The sustainable construction of the future, besides low energy consumption and greenhouse gas emissions must also adopt the principle of reusing wastes generated by the production chain that impact the environment. One of the most impacting wastes generated by the aluminum production chain is fly ash. Geopolymers are cementitious materials with a three-dimensional structure formed by chemical activation of aluminosilicates. According to studies some ashes have proven to be suitable sources of Al and Si for the geopolymerization reaction. One of the most important aspects in the commercializing these products is their behavior in a plastic state. The workability of fresh geopolymer paste can be measured using several common tests used for Portland cement concrete, such as flow and slump; however, a more in-depth characterization of their rheology is essential for understanding their basic setting mechanisms. The objective of this work was to evaluate the rheological behavior of the Davidovits (SiO₂/Al₂O₃) geopolymer paste at 2.65; 3.04 and 4.11. The mechanical resistance to compression at 24 hours, 7 days and 28 days of geopolymer cure was also evaluated. The geopolymerization reaction was conducted at ambient temperature of 28°C and 15 Molar sodium hydroxide (NaOH) and 10 Molar sodium silicate (Na2SiO3), were used as the activator. Fly ash and metakaolin were used as source of Al and Si was used.
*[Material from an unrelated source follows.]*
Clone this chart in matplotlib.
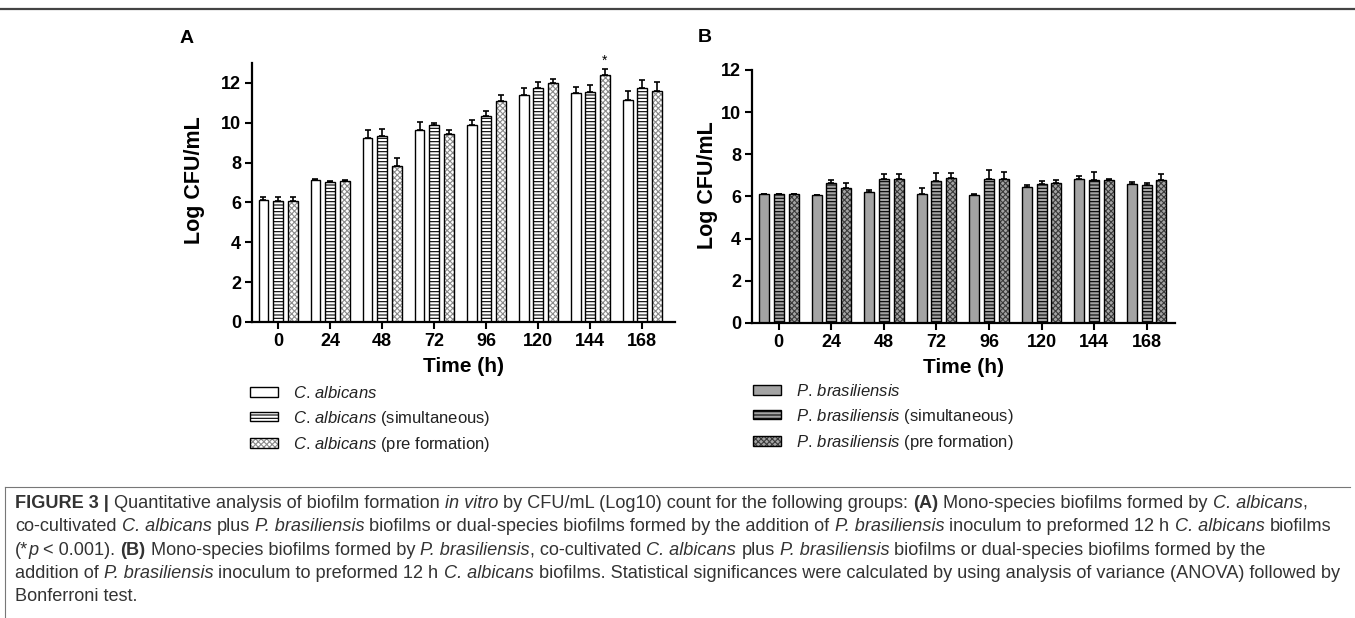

XRD, XRF, SEM techniques were used in the characterization of raw materials and geopolymers. The geopolymer with a lower Davidovits ratio of 2.65 presented better workability in its fresh state and higher mechanical strength at 40.80 MPa compression with 28 days cure at ambient temperature. The Herchel Bulkley rheological model was the one that was best adjusted to the geopolymers.

Keywords
geopolymer; rheology; rheological model